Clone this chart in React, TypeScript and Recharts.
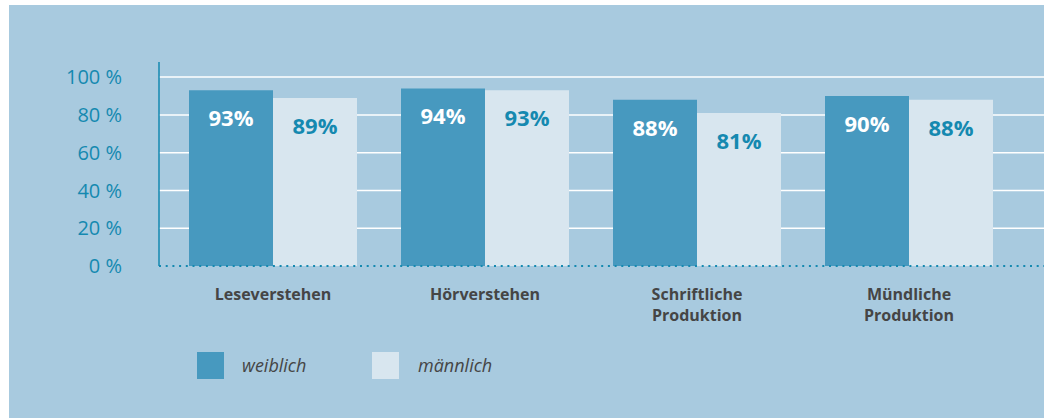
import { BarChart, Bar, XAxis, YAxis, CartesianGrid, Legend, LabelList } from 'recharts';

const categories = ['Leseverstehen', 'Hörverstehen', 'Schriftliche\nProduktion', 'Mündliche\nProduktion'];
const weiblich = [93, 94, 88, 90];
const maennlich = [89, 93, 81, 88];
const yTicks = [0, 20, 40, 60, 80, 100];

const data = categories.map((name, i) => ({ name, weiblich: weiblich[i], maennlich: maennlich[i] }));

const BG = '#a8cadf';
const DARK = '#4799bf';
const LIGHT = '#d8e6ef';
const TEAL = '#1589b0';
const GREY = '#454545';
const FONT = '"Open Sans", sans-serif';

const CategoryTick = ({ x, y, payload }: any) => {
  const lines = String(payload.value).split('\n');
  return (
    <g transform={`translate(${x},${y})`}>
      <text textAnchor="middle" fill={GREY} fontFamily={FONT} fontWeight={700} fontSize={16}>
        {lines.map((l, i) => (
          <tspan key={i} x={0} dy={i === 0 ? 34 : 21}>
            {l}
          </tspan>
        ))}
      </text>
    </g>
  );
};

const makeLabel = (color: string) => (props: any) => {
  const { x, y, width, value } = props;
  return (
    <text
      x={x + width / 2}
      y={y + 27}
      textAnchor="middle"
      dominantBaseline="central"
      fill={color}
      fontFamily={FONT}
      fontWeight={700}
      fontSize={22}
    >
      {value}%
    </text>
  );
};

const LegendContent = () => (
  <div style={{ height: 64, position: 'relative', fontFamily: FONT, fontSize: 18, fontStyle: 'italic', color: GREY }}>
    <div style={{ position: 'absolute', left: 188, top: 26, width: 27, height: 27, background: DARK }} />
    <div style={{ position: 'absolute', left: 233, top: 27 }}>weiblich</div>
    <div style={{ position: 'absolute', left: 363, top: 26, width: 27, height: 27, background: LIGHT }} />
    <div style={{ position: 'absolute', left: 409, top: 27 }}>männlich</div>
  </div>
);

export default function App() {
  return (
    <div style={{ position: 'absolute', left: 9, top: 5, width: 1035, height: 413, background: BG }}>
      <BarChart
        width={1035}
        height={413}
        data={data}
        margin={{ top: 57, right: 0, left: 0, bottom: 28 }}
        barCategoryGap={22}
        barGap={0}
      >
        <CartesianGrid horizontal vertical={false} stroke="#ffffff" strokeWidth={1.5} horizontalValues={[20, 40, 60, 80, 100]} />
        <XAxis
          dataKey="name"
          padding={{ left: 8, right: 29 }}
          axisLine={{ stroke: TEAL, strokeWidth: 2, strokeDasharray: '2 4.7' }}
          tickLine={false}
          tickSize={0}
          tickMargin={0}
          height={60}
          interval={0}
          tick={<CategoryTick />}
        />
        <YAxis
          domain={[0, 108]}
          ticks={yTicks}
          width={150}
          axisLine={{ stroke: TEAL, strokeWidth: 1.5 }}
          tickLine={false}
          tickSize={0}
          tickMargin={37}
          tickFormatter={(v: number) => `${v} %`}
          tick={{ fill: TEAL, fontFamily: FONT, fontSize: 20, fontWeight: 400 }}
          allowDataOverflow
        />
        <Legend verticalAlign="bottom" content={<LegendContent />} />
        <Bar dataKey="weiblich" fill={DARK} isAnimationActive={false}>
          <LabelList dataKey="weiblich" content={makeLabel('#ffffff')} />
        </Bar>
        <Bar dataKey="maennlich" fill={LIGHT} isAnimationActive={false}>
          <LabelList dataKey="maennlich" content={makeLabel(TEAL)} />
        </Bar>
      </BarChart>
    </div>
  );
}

Stated problem
Everything from the top line of the data down to and including the line with "CartesianGrid, Legend, LabelList" is to be copied, except the pictures.

Worked solution
Clone this chart in React, TypeScript and Recharts.
import { BarChart, Bar, XAxis, YAxis, CartesianGrid, Legend, LabelList } from 'recharts';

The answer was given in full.